begin Recorded data

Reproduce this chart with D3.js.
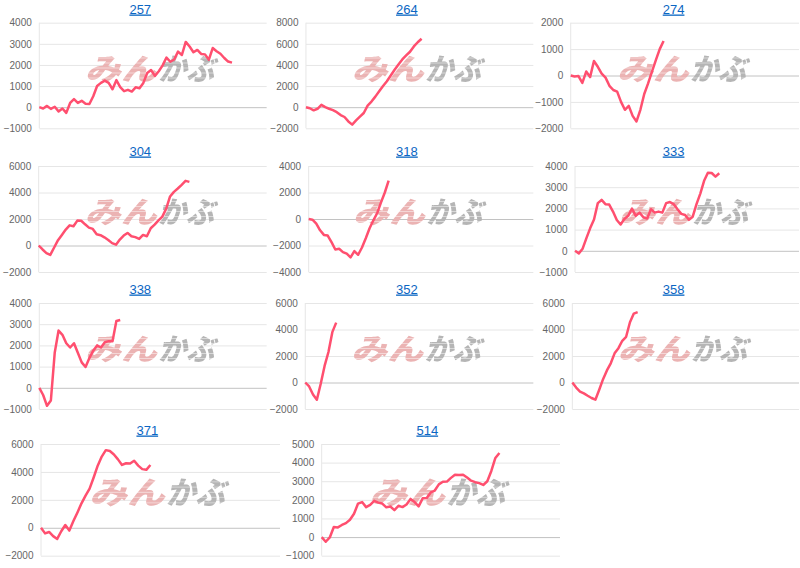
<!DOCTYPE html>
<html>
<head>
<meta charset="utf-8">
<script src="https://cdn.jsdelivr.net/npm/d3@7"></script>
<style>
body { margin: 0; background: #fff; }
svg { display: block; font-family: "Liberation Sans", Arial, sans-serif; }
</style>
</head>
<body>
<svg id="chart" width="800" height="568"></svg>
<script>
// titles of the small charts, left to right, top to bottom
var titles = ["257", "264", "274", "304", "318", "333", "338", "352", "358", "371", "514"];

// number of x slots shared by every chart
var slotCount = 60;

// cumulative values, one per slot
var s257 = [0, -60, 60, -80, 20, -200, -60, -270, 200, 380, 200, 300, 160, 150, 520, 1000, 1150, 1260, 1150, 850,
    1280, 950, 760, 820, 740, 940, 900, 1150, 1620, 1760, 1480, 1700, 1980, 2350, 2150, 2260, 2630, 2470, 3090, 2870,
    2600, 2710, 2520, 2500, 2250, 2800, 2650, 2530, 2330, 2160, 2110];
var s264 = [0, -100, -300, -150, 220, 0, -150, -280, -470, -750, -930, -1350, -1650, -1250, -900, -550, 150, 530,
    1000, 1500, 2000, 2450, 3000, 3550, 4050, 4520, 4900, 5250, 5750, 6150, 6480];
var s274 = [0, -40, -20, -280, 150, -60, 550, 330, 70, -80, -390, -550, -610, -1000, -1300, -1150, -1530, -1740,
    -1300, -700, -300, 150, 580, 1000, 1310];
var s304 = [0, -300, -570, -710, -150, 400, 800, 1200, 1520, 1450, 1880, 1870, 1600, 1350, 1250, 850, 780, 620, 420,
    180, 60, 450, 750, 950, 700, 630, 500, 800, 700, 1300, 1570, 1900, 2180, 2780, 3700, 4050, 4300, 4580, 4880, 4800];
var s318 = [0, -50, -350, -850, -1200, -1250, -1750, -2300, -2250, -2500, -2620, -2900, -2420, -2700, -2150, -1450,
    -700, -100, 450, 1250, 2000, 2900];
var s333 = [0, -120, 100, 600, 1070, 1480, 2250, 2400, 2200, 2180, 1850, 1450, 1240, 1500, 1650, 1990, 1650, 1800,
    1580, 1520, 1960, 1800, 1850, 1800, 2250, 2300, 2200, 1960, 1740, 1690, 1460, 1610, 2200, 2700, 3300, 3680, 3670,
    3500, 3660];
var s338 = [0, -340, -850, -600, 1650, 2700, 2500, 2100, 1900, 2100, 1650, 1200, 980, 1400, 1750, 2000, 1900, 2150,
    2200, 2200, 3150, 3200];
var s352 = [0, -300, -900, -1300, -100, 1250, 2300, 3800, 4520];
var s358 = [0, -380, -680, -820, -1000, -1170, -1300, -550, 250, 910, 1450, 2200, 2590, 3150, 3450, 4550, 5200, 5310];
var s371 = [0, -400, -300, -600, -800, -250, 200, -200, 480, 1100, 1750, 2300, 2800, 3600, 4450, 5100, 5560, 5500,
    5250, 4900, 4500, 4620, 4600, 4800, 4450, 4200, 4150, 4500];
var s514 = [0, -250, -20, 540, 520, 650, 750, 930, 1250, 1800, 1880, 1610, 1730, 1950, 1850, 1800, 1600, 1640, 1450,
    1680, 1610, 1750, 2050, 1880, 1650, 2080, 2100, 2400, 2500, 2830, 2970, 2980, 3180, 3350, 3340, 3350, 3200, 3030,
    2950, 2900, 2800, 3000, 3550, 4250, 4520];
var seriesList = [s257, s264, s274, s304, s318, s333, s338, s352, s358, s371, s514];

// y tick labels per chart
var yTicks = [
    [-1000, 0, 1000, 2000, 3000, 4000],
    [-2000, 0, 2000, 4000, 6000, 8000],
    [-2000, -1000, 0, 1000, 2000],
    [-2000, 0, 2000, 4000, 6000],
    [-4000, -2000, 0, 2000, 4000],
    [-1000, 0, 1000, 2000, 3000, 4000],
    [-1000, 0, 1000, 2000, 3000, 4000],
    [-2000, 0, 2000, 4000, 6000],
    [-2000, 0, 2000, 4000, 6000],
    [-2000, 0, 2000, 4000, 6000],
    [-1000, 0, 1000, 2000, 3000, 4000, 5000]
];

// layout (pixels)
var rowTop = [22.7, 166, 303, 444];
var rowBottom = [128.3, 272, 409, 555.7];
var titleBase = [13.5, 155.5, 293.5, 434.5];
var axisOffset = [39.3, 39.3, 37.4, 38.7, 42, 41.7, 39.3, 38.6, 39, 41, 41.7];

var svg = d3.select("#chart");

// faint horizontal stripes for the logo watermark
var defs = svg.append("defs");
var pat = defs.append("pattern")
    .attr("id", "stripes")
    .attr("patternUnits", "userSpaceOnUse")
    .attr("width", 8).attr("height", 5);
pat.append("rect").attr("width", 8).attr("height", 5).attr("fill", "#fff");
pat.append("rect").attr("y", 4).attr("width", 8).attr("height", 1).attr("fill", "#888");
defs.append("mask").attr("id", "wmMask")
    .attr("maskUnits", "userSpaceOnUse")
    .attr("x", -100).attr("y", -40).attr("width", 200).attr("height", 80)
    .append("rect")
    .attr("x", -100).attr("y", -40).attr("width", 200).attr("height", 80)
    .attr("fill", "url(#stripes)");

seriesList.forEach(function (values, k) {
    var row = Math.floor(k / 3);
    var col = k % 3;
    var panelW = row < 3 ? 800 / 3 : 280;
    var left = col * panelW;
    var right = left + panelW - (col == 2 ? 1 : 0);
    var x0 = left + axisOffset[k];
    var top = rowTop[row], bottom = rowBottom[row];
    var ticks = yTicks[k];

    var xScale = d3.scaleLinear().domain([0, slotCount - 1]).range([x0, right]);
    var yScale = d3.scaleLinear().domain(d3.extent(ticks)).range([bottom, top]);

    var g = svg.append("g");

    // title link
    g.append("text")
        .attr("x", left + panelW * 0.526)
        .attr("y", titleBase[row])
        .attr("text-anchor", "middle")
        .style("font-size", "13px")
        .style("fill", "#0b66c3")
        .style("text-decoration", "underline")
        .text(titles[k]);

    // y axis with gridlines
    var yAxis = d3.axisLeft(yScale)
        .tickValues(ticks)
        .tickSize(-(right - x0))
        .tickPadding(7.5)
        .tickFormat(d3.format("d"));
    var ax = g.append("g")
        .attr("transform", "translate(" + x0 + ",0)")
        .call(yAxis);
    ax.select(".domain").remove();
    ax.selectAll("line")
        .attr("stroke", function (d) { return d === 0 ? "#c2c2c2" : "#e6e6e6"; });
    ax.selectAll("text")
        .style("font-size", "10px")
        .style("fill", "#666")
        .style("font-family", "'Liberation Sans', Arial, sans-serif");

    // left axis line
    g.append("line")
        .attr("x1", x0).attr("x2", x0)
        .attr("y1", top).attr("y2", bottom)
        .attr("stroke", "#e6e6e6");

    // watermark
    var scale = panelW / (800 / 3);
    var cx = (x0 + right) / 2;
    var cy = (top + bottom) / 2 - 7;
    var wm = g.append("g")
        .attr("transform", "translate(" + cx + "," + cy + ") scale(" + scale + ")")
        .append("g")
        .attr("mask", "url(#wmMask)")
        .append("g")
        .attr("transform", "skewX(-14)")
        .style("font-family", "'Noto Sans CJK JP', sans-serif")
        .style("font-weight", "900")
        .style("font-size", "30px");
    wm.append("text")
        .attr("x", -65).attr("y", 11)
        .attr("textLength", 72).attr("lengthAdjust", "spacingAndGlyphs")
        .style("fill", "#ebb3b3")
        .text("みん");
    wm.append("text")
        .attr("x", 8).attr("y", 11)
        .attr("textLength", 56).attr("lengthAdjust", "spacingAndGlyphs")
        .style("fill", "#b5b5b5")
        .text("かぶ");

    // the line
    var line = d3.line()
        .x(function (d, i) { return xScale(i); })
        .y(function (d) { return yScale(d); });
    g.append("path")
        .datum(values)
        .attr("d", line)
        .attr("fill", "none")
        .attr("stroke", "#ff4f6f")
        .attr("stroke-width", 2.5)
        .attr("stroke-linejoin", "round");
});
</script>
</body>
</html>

end Recorded data

◆ What the task asks ◆
Only the lines from the start of the material through the line containing "var slotCount = 60;" should be transcribed. Pictures stay out.

◆ Solution ◆
Reproduce this chart with D3.js.
<!DOCTYPE html>
<html>
<head>
<meta charset="utf-8">
<script src="https://cdn.jsdelivr.net/npm/d3@7"></script>
<style>
body { margin: 0; background: #fff; }
svg { display: block; font-family: "Liberation Sans", Arial, sans-serif; }
</style>
</head>
<body>
<svg id="chart" width="800" height="568"></svg>
<script>
// titles of the small charts, left to right, top to bottom
var titles = ["257", "264", "274", "304", "318", "333", "338", "352", "358", "371", "514"];

// number of x slots shared by every chart
var slotCount = 60;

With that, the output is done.